/ 10 March 2006

The Zuma saga spells the very abyss of moral degeneration

Jacob Zuma is on trial for one of the most heinous crimes imaginable in our criminal code. Observing the histrionics in the environs of the Johannesburg High Court, one wouldn’t have thought so. Zuma the accused sweeps into court in expensive state-issue motor vehicles accompanied by besuited armed security — provided by the state. There is no evidence of shame here from this erstwhile champion of moral regeneration! The complainant/victim/survivor gets sneaked in under the protection of a few police escorts — the heavies. She is anonymous and faceless — ostensibly for her own protection. A few protesters against the abuse of women are drowned out by the noisy Zuma crowd, who seem to view the events that occasioned the trial with glee. She walks the gauntlet of these abusive Zuma supporters — the ultimate is that they even publicly burn her picture — an unimaginable threat to the judicial process, let alone to the victim, lest we forget. They are surely misguided. This trial has nothing to do with the politics of the accused. The subject of the trial is the criminal sexual abuse of a woman.

Inside the courtroom, the theatrics could not have been more unimaginable in the new democratic South Africa, where the rule of law abides and where equality before the law is entrenched in our Constitution. The judge president announces that he concedes to the application to recuse himself having regard, among other factors, to the status of the accused. One would have thought that that is precisely the reason he should have presided. The less said about the reasons for the other senior and experienced judges declining the brief, the better. They certainly have not enhanced the image, reputation, stature and credibility of our judiciary, let alone what that says about the independence of the judiciary and oath of office they swore: ”I will … administer justice to all persons without fear, favour or prejudice, in accordance with the Constitution and the law.”

Granted, Zuma is no ordinary man. He remains a senior and influential politician in the ruling party. He has, however, resigned from all political offices, and was removed from the second highest office in the land for a different offence to the one for which he is coming to trial. More significantly, he remains chancellor of the University of Zululand.

Not for the first time during these events, he was recently honoured by the Durban Institute of Technology with an honorary degree. The Mangosuthu Technikon had done the same thing not so long ago. I wonder why other recipients of these esteemed institutions’ honours do not surrender their honorary degrees for the blatant manner in which the institutions associate themselves with someone who is on trial for such a heinous offence. I shudder to think about all those many young graduates of the University of Zululand who continue to be capped by chancellor Zuma. My heart goes out especially to the young women who live with the fear of rape at our university campuses. What message does it send to a young man like Tso Vilakazi, a soccer star on trial for rape in another court nearby? That it’s okay to force yourself on a woman without her explicit consent; your fame, your social and political standing will stand you in good stead? What message does that send to the parents who can no longer entrust their girl children to close male relatives? The Zuma saga spells, for me, the very abyss of moral degeneration in our society. Watching the spectacle outside the Johannesburg High Court, one would not have thought so.
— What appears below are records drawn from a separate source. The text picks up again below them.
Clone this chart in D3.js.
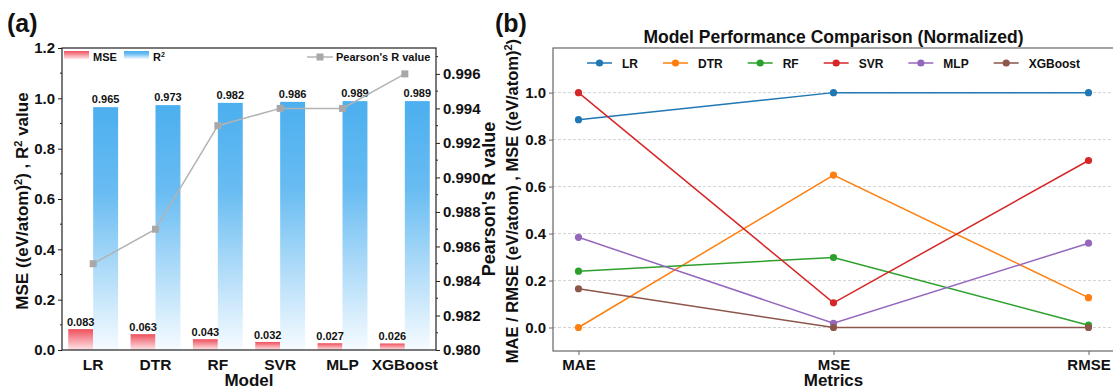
<!DOCTYPE html>
<html>
<head>
<meta charset="utf-8">
<script src="https://cdn.jsdelivr.net/npm/d3@7"></script>
<style>
  html, body { margin: 0; padding: 0; background: #ffffff; }
  svg { display: block; font-family: "Liberation Sans", Arial, sans-serif; }
  text { font-weight: bold; fill: #111; }
</style>
</head>
<body>
<svg id="chart" width="1113" height="390"></svg>
<script>
// ---------- data: panel (a) ----------
const models = ["LR", "DTR", "RF", "SVR", "MLP", "XGBoost"];
const mseValues = [0.083, 0.063, 0.043, 0.032, 0.027, 0.026];
const r2Values = [0.965, 0.973, 0.982, 0.986, 0.989, 0.989];
const pearsonValues = [0.985, 0.987, 0.993, 0.994, 0.994, 0.996];
const leftTicks = [0.0, 0.2, 0.4, 0.6, 0.8, 1.0, 1.2];
const rightTicks = [0.980, 0.982, 0.984, 0.986, 0.988, 0.990, 0.992, 0.994, 0.996];

// ---------- data: panel (b) ----------
const metrics = ["MAE", "MSE", "RMSE"];
const normLR = [0.885, 1.0, 1.0];
const normDTR = [0.0, 0.649, 0.127];
const normRF = [0.240, 0.298, 0.010];
const normSVR = [1.0, 0.105, 0.711];
const normMLP = [0.384, 0.018, 0.359];
const normXGBoost = [0.165, 0.0, 0.0];
const normTicks = [0.0, 0.2, 0.4, 0.6, 0.8, 1.0];
const seriesColors = ["#1f77b4", "#ff7f0e", "#2ca02c", "#d62728", "#9467bd", "#8c564b"];

const series = [normLR, normDTR, normRF, normSVR, normMLP, normXGBoost]
  .map((values, i) => ({ name: models[i], values, color: seriesColors[i] }));

const svg = d3.select("#chart");
const defs = svg.append("defs");

function gradient(id, stops) {
  const g = defs.append("linearGradient").attr("id", id)
    .attr("x1", 0).attr("y1", 0).attr("x2", 0).attr("y2", 1);
  stops.forEach(([o, c]) => g.append("stop").attr("offset", o).attr("stop-color", c));
}
gradient("gradBlue", [["0%", "#4cafef"], ["35%", "#68bcf2"], ["100%", "#f6fbff"]]);
gradient("gradRed", [["0%", "#ef4f5c"], ["100%", "#fde6e8"]]);

// =================== Panel (a) ===================
const A = { left: 62, right: 436, top: 48, bottom: 350 };
const xA = d3.scaleBand().domain(models).range([A.left, A.right]);
const yL = d3.scaleLinear().domain([0, 1.2]).range([A.bottom, A.top]);
const yR = d3.scaleLinear().domain([0.980, 0.9975]).range([A.bottom, A.top]);
const barW = xA.bandwidth() * 0.4;
const cx = m => xA(m) + xA.bandwidth() / 2;

const gA = svg.append("g");

// bars
gA.selectAll("rect.mse").data(models).join("rect")
  .attr("x", m => cx(m) - barW)
  .attr("y", (m, i) => yL(mseValues[i]))
  .attr("width", barW)
  .attr("height", (m, i) => yL(0) - yL(mseValues[i]))
  .attr("fill", "url(#gradRed)");
gA.selectAll("rect.r2").data(models).join("rect")
  .attr("x", m => cx(m))
  .attr("y", (m, i) => yL(r2Values[i]))
  .attr("width", barW)
  .attr("height", (m, i) => yL(0) - yL(r2Values[i]))
  .attr("fill", "url(#gradBlue)");

// bar value labels
gA.selectAll("text.mseLbl").data(models).join("text")
  .attr("x", m => cx(m) - barW / 2)
  .attr("y", (m, i) => yL(mseValues[i]) - 3)
  .attr("text-anchor", "middle").style("font-size", "11px")
  .text((m, i) => mseValues[i].toFixed(3));
gA.selectAll("text.r2Lbl").data(models).join("text")
  .attr("x", m => cx(m) + barW / 2)
  .attr("y", (m, i) => yL(r2Values[i]) - 4)
  .attr("text-anchor", "middle").style("font-size", "11px")
  .text((m, i) => r2Values[i].toFixed(3));

// Pearson's R line
const pearsonLine = d3.line().x((d, i) => cx(models[i])).y(d => yR(d));
gA.append("path").datum(pearsonValues).attr("d", pearsonLine)
  .attr("fill", "none").attr("stroke", "#b3b3b3").attr("stroke-width", 1.5);
gA.selectAll("rect.pr").data(pearsonValues).join("rect")
  .attr("x", (d, i) => cx(models[i]) - 3.5).attr("y", d => yR(d) - 3.5)
  .attr("width", 7).attr("height", 7).attr("fill", "#a8a8a8");

// frame
gA.append("rect").attr("x", A.left).attr("y", A.top)
  .attr("width", A.right - A.left).attr("height", A.bottom - A.top)
  .attr("fill", "none").attr("stroke", "#222").attr("stroke-width", 1.2);

// left axis
const axL = d3.axisLeft(yL).tickValues(leftTicks).tickFormat(d3.format(".1f")).tickSize(4).tickPadding(3);
const gL = gA.append("g").attr("transform", `translate(${A.left},0)`).call(axL);
gL.select(".domain").remove();
gL.selectAll("text").style("font-size", "15px").style("font-family", "Liberation Sans, Arial").style("font-weight", "bold").attr("fill", "#111");
gL.selectAll("line").attr("stroke", "#222");
// minor ticks on the left axis
gA.append("g").selectAll("line").data(d3.range(0.1, 1.2, 0.2)).join("line")
  .attr("x1", A.left - 2).attr("x2", A.left).attr("y1", d => yL(d)).attr("y2", d => yL(d)).attr("stroke", "#222");

// right axis
const axR = d3.axisRight(yR).tickValues(rightTicks).tickFormat(d3.format(".3f")).tickSize(4).tickPadding(3);
const gR = gA.append("g").attr("transform", `translate(${A.right},0)`).call(axR);
gR.select(".domain").remove();
gR.selectAll("text").style("font-size", "15px").style("font-family", "Liberation Sans, Arial").style("font-weight", "bold").attr("fill", "#111");
gR.selectAll("line").attr("stroke", "#222");
gA.append("g").selectAll("line").data(d3.range(0.981, 0.9975, 0.002)).join("line")
  .attr("x1", A.right).attr("x2", A.right + 2).attr("y1", d => yR(d)).attr("y2", d => yR(d)).attr("stroke", "#222");

// bottom axis
const axB = d3.axisBottom(xA).tickSize(0).tickPadding(9);
const gB = gA.append("g").attr("transform", `translate(0,${A.bottom})`).call(axB);
gB.select(".domain").remove();
gB.selectAll("text").style("font-size", "15.5px").style("font-family", "Liberation Sans, Arial").style("font-weight", "bold").attr("fill", "#111");

// axis titles
gA.append("text").attr("x", (A.left + A.right) / 2).attr("y", 386)
  .attr("text-anchor", "middle").style("font-size", "17px").text("Model");
const tL = gA.append("text").attr("transform", `translate(28,${(A.top + A.bottom) / 2 + 2}) rotate(-90)`)
  .attr("text-anchor", "middle").style("font-size", "17px");
tL.append("tspan").text("MSE ((eV/atom)");
tL.append("tspan").attr("dy", -6).style("font-size", "11px").text("2");
tL.append("tspan").attr("dy", 6).text(") , R");
tL.append("tspan").attr("dy", -6).style("font-size", "11px").text("2");
tL.append("tspan").attr("dy", 6).text(" value");
gA.append("text").attr("transform", `translate(495,${(A.top + A.bottom) / 2}) rotate(-90)`)
  .attr("text-anchor", "middle").style("font-size", "18px").text("Pearson's R value");

// legend (a)
gA.append("rect").attr("x", 64).attr("y", 51).attr("width", 25).attr("height", 8).attr("fill", "url(#gradRed)");
gA.append("text").attr("x", 93).attr("y", 61).style("font-size", "11px").text("MSE");
gA.append("rect").attr("x", 124).attr("y", 51).attr("width", 25).attr("height", 8).attr("fill", "url(#gradBlue)");
const r2Leg = gA.append("text").attr("x", 153).attr("y", 61).style("font-size", "11px");
r2Leg.append("tspan").text("R");
r2Leg.append("tspan").attr("dy", -4).style("font-size", "7px").text("2");
gA.append("line").attr("x1", 307).attr("x2", 333).attr("y1", 57).attr("y2", 57).attr("stroke", "#b3b3b3").attr("stroke-width", 1.5);
gA.append("rect").attr("x", 316.5).attr("y", 53.5).attr("width", 7).attr("height", 7).attr("fill", "#a8a8a8");
gA.append("text").attr("x", 336).attr("y", 61).style("font-size", "11px").text("Pearson's R value");

// panel label
svg.append("text").attr("x", 7).attr("y", 32).style("font-size", "25px").text("(a)");

// =================== Panel (b) ===================
const B = { left: 553, right: 1114, top: 48, bottom: 351 };
const xB = d3.scalePoint().domain(metrics).range([B.left, B.right]).padding(0.1);
const yB = d3.scaleLinear().domain([-0.1, 1.19]).range([B.bottom, B.top]);
const gP = svg.append("g");

// grid
gP.selectAll("line.grid").data(normTicks).join("line")
  .attr("x1", B.left).attr("x2", B.right).attr("y1", d => yB(d)).attr("y2", d => yB(d))
  .attr("stroke", "#c8c8c8").attr("stroke-width", 0.8).attr("stroke-dasharray", "3,2");

// series
const lineB = d3.line().x((d, i) => xB(metrics[i])).y(d => yB(d));
series.forEach(s => {
  gP.append("path").datum(s.values).attr("d", lineB)
    .attr("fill", "none").attr("stroke", s.color).attr("stroke-width", 1.5);
  gP.selectAll(null).data(s.values).join("circle")
    .attr("cx", (d, i) => xB(metrics[i])).attr("cy", d => yB(d)).attr("r", 3.6).attr("fill", s.color);
});

// frame
gP.append("rect").attr("x", B.left).attr("y", B.top)
  .attr("width", B.right - B.left).attr("height", B.bottom - B.top)
  .attr("fill", "none").attr("stroke", "#666").attr("stroke-width", 1.2);

const axBL = d3.axisLeft(yB).tickValues(normTicks).tickFormat(d3.format(".1f")).tickSize(4).tickPadding(3);
const gBL = gP.append("g").attr("transform", `translate(${B.left},0)`).call(axBL);
gBL.select(".domain").remove();
gBL.selectAll("text").style("font-size", "15px").style("font-family", "Liberation Sans, Arial").style("font-weight", "bold").attr("fill", "#111");
gBL.selectAll("line").attr("stroke", "#666");

const axBB = d3.axisBottom(xB).tickSize(4).tickPadding(4);
const gBB = gP.append("g").attr("transform", `translate(0,${B.bottom})`).call(axBB);
gBB.select(".domain").remove();
gBB.selectAll("text").style("font-size", "15px").style("font-family", "Liberation Sans, Arial").style("font-weight", "bold").attr("fill", "#111");
gBB.selectAll("line").attr("stroke", "#666");

gP.append("text").attr("x", (B.left + B.right) / 2).attr("y", 386)
  .attr("text-anchor", "middle").style("font-size", "17px").text("Metrics");
const tB = gP.append("text").attr("transform", `translate(518,201) rotate(-90)`)
  .attr("text-anchor", "middle").style("font-size", "16.5px");
tB.append("tspan").text("MAE / RMSE (eV/atom) , MSE ((eV/atom)");
tB.append("tspan").attr("dy", -6).style("font-size", "11px").text("2");
tB.append("tspan").attr("dy", 6).text(")");

gP.append("text").attr("x", (B.left + B.right) / 2).attr("y", 43)
  .attr("text-anchor", "middle").style("font-size", "17.5px").text("Model Performance Comparison (Normalized)");

// legend (b): entries flow left to right
let lx = 587;
series.forEach(s => {
  const g = gP.append("g").attr("transform", `translate(${lx},63)`);
  g.append("line").attr("x1", 0).attr("x2", 25).attr("stroke", s.color).attr("stroke-width", 1.5);
  g.append("circle").attr("cx", 12.5).attr("r", 3.6).attr("fill", s.color);
  const t = g.append("text").attr("x", 35).attr("y", 4.5).style("font-size", "12px").text(s.name);
  lx += 35 + t.node().getComputedTextLength() + 25;
});

svg.append("text").attr("x", 495).attr("y", 32).style("font-size", "25px").text("(b)");
</script>
</body>
</html>
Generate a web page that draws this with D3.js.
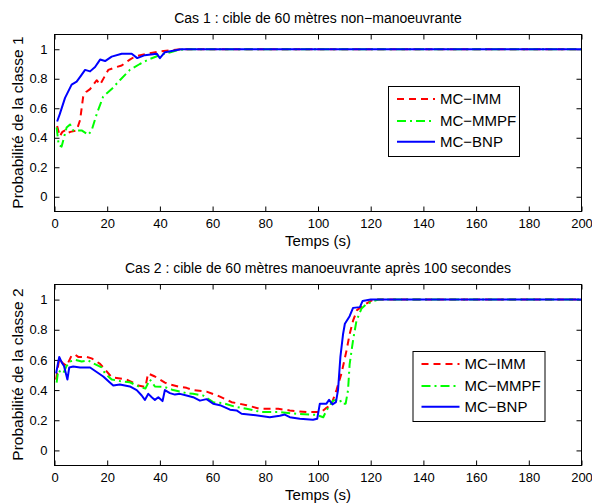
<!DOCTYPE html>
<html><head><meta charset="utf-8">
<script src="https://cdn.jsdelivr.net/npm/d3@7"></script>
<style>body{margin:0;background:#fff}svg{display:block;font-family:"Liberation Sans",Arial,sans-serif}</style>
</head><body><svg id="c" width="592" height="504"></svg>
<script>
// ---------- data ----------
const seriesNames = ["MC\u2212IMM", "MC\u2212MMPF", "MC\u2212BNP"];
const xTicks = [0,20,40,60,80,100,120,140,160,180,200];
const yTicks = [0,0.2,0.4,0.6,0.8,1];
const titles = ["Cas 1 : cible de 60 m\u00e8tres non\u2212manoeuvrante",
                "Cas 2 : cible de 60 m\u00e8tres manoeuvrante apr\u00e8s 100 secondes"];
const yLabels = ["Probabilit\u00e9 de la classe 1", "Probabilit\u00e9 de la classe 2"];
const xLabel = "Temps (s)";

// Case 1
const c1_imm_t = [1,2,3,4,5,6,8.4,9.7,10.9,12,13.5,16,17.3,20.4,23.6,25.5,28.6,30.5,35,40,45,48,200];
const c1_imm_v = [0.48,0.41,0.44,0.45,0.43,0.44,0.45,0.52,0.68,0.71,0.73,0.79,0.76,0.86,0.88,0.89,0.93,0.95,0.97,0.985,0.995,1,1];
const c1_mmpf_t = [0.8,1.6,2.7,4.6,5.9,7.1,10.3,12.8,14.1,16,18.5,21.7,24.8,28.6,32.4,35.6,40,44,47,50,200];
const c1_mmpf_v = [0.47,0.35,0.34,0.47,0.49,0.45,0.45,0.42,0.45,0.56,0.68,0.73,0.79,0.86,0.90,0.93,0.96,0.98,0.995,1,1];
const c1_bnp_t = [1,2,4,6.5,8.4,10,11.6,13.5,15.4,17.3,19.2,21.7,25.5,29.3,31.4,34.3,38.8,40,41.9,45,48,200];
const c1_bnp_v = [0.51,0.56,0.67,0.76,0.78,0.82,0.86,0.85,0.88,0.93,0.92,0.95,0.97,0.97,0.94,0.96,0.97,0.94,0.98,0.99,1,1];

// Case 2
const c2_imm_t = [0.6,1.8,3,4.6,6.5,7.8,9,12.2,14.1,17.3,18.5,21.7,23.6,27.4,28.6,31.8,34.5,35.5,38.1,41.9,43.2,46.9,50.1,52.6,57.7,62.8,67.2,72.9,77.9,84.9,89.3,95.6,101.3,103,105,107,108.9,110.8,112,113.3,114.8,117.1,119,121,200];
const c2_imm_v = [0.47,0.61,0.58,0.56,0.63,0.636,0.62,0.62,0.61,0.574,0.55,0.485,0.48,0.47,0.46,0.43,0.42,0.51,0.49,0.45,0.44,0.424,0.415,0.40,0.39,0.357,0.32,0.30,0.276,0.276,0.265,0.254,0.254,0.28,0.30,0.40,0.51,0.66,0.77,0.86,0.93,0.96,0.98,1,1];
const c2_mmpf_t = [0.8,1.4,3.3,4.6,5.9,7.8,10.3,12.8,14.7,17.9,19.2,21.7,24.8,28.6,32.4,34.5,36.2,38.1,41.9,45,47.6,50.1,52.6,56.4,60.2,64,68.4,72.9,78.6,85.5,91.8,99.4,102,103.2,105.7,108.3,108.9,110.5,111.4,112,113.3,114.6,116.5,118.4,121,123,200];
const c2_mmpf_v = [0.45,0.53,0.51,0.56,0.59,0.60,0.59,0.596,0.578,0.55,0.51,0.47,0.46,0.452,0.42,0.41,0.47,0.424,0.42,0.40,0.39,0.38,0.375,0.364,0.32,0.313,0.29,0.276,0.254,0.254,0.243,0.236,0.22,0.265,0.33,0.34,0.31,0.31,0.40,0.57,0.73,0.86,0.94,0.97,0.99,1,1];
const c2_bnp_t = [0.6,1.8,2.7,3.6,4.9,5.6,7.1,9.7,13.5,16,18.5,21,22.3,24.8,28.6,31.2,33.1,34.3,35.6,36.9,38.1,39.4,41,41.9,43.8,45.7,47.6,50.1,52.6,55.2,57.7,60.2,62.8,66.6,69.1,71,75.4,81.7,85.5,87.4,89.3,93.1,98.1,99.7,100.7,103.2,104.2,105.5,106.8,107.6,108.5,109.5,110.2,112,113.3,115.9,116.9,120,200];
const c2_bnp_v = [0.51,0.62,0.585,0.56,0.47,0.55,0.556,0.55,0.55,0.52,0.49,0.45,0.43,0.437,0.424,0.40,0.364,0.335,0.375,0.353,0.335,0.353,0.327,0.40,0.38,0.37,0.375,0.364,0.353,0.33,0.34,0.31,0.30,0.27,0.265,0.243,0.235,0.22,0.23,0.238,0.22,0.21,0.203,0.21,0.31,0.31,0.335,0.305,0.32,0.40,0.62,0.77,0.84,0.89,0.945,0.95,0.99,1,1];

// ---------- drawing ----------
const colors = ["#ff0000", "#00ff00", "#0000ff"];
const dashes = ["7,5", "9,4,2,4", null];
const zip = (t, v) => t.map((d, i) => [d, v[i]]);
const panels = [
  {top: 34, bottom: 211, series: [zip(c1_imm_t,c1_imm_v), zip(c1_mmpf_t,c1_mmpf_v), zip(c1_bnp_t,c1_bnp_v)],
   legend: {x: 388, y: 86, w: 131, h: 70}},
  {top: 284, bottom: 465, series: [zip(c2_imm_t,c2_imm_v), zip(c2_mmpf_t,c2_mmpf_v), zip(c2_bnp_t,c2_bnp_v)],
   legend: {x: 412.5, y: 351, w: 132, h: 70}}
];
const svg = d3.select("#c");
const x = d3.scaleLinear().domain([0, 200]).range([54.5, 581.5]);

panels.forEach((p, k) => {
  const y = d3.scaleLinear().domain([-0.1, 1.1]).range([p.bottom + 0.5, p.top + 0.5]);
  const g = svg.append("g");
  const cid = "clip" + k;
  g.append("clipPath").attr("id", cid).append("rect")
    .attr("x", 54.5).attr("y", p.top + 0.5).attr("width", 527).attr("height", p.bottom - p.top);

  const fmt = d => d3.format("~g")(d);
  const ax = (a, tr) => g.append("g").attr("transform", tr).call(a)
      .call(s => s.select(".domain").remove())
      .call(s => s.selectAll("line").attr("stroke", "#000"))
      .call(s => s.selectAll("text").attr("fill", "#000").style("font-size", "13px").style("font-family", '"Liberation Sans",Arial,sans-serif'));
  ax(d3.axisBottom(x).tickValues(xTicks).tickSize(-5).tickSizeOuter(0).tickPadding(7).tickFormat(fmt), `translate(0,${p.bottom + 0.5})`);
  ax(d3.axisTop(x).tickValues(xTicks).tickSize(-5).tickSizeOuter(0).tickFormat(""), `translate(0,${p.top + 0.5})`);
  ax(d3.axisLeft(y).tickValues(yTicks).tickSize(-5).tickSizeOuter(0).tickPadding(7).tickFormat(fmt), `translate(54.5,0)`);
  ax(d3.axisRight(y).tickValues(yTicks).tickSize(-5).tickSizeOuter(0).tickFormat(""), `translate(581.5,0)`);

  const line = d3.line().x(d => x(d[0])).y(d => y(d[1]));
  p.series.forEach((s, i) => {
    g.append("path").attr("clip-path", `url(#${cid})`).datum(s).attr("d", line)
      .attr("fill", "none").attr("stroke", colors[i]).attr("stroke-width", 2)
      .attr("stroke-linejoin", "round").attr("stroke-dasharray", dashes[i]);
  });

  g.append("rect").attr("x", 54.5).attr("y", p.top + 0.5).attr("width", 527).attr("height", p.bottom - p.top)
    .attr("fill", "none").attr("stroke", "#000").attr("stroke-width", 1);

  g.append("text").attr("x", 318).attr("y", p.top - 11).attr("text-anchor", "middle")
    .style("font-size", "14px").text(titles[k]);
  g.append("text").attr("x", 318).attr("y", p.bottom + 35).attr("text-anchor", "middle")
    .style("font-size", "15px").text(xLabel);
  g.append("text").attr("transform", `translate(23,${(p.top + p.bottom) / 2}) rotate(-90)`)
    .attr("text-anchor", "middle").style("font-size", "15.5px").text(yLabels[k]);

  // legend
  const L = p.legend;
  const lg = g.append("g");
  lg.append("rect").attr("x", L.x + 0.5).attr("y", L.y + 0.5).attr("width", L.w).attr("height", L.h)
    .attr("fill", "#fff").attr("stroke", "#000");
  const rowsY = [13, 35, 55.7];
  seriesNames.forEach((n, i) => {
    const yy = L.y + rowsY[i];
    lg.append("line").attr("x1", L.x + 9).attr("x2", L.x + 47).attr("y1", yy).attr("y2", yy)
      .attr("stroke", colors[i]).attr("stroke-width", 2).attr("stroke-dasharray", dashes[i]);
    lg.append("text").attr("x", L.x + 52).attr("y", yy).attr("dy", "0.36em")
      .style("font-size", "15px").text(n);
  });
});
</script></body></html>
Zuma should resign as chancellor of the University of Zululand. That will be consistent with his resignation from various political offices when he was formally charged with fraud and corruption. He must do so, not because he is guilty — that is yet to be determined by the court — but out of respect for the high offices he holds. To resign would be to show evidence of moral capacity and to give a veritable signal to his misguided supporters, including African National Congress Youth League president Fikile Mbalula and Congress of South African Trade Unions general secretary Zwelinzima Vavi, and through them, to millions of young and eager South Africans, that there is something of a shame associated with rape and with corruption and that he is prepared to take moral responsibility, as opposed to legal culpability, for the offences for which he must stand trial. Moral revulsion is not something the courts can impose on him. It is that which he must take upon himself if he is to be the moral exemplar he once aspired to be.

Honorary academic offices, including those of chancellor, chairperson of council and recipients of honorary degrees, are held or honours are received by reason of the honour and prestige they bring to the institution. It is in recognition of their social standing or of their achievements in public life that they get honoured in the first place.

To honour someone is to recognise not just their social standing but also their moral integrity. That honour and esteem remains as long as the recipients or holders of office continue to behave in an impeccable manner as role models and exemplars in society. In many other jurisdictions, once someone gets associated with conduct unbecoming of any such honour or office, such honour is usually withdrawn by the institution and the person resigns any academic offices they hold. Not so in South Africa. Here we flaunt such misdeeds; we celebrate them and we use the institution as a shield against public scrutiny. As we mature as a democracy, we must learn lessons. We must treat our academic institutions with honour and respect. Let the Zuma story serve as an object lesson, especially to academic institutions in our country.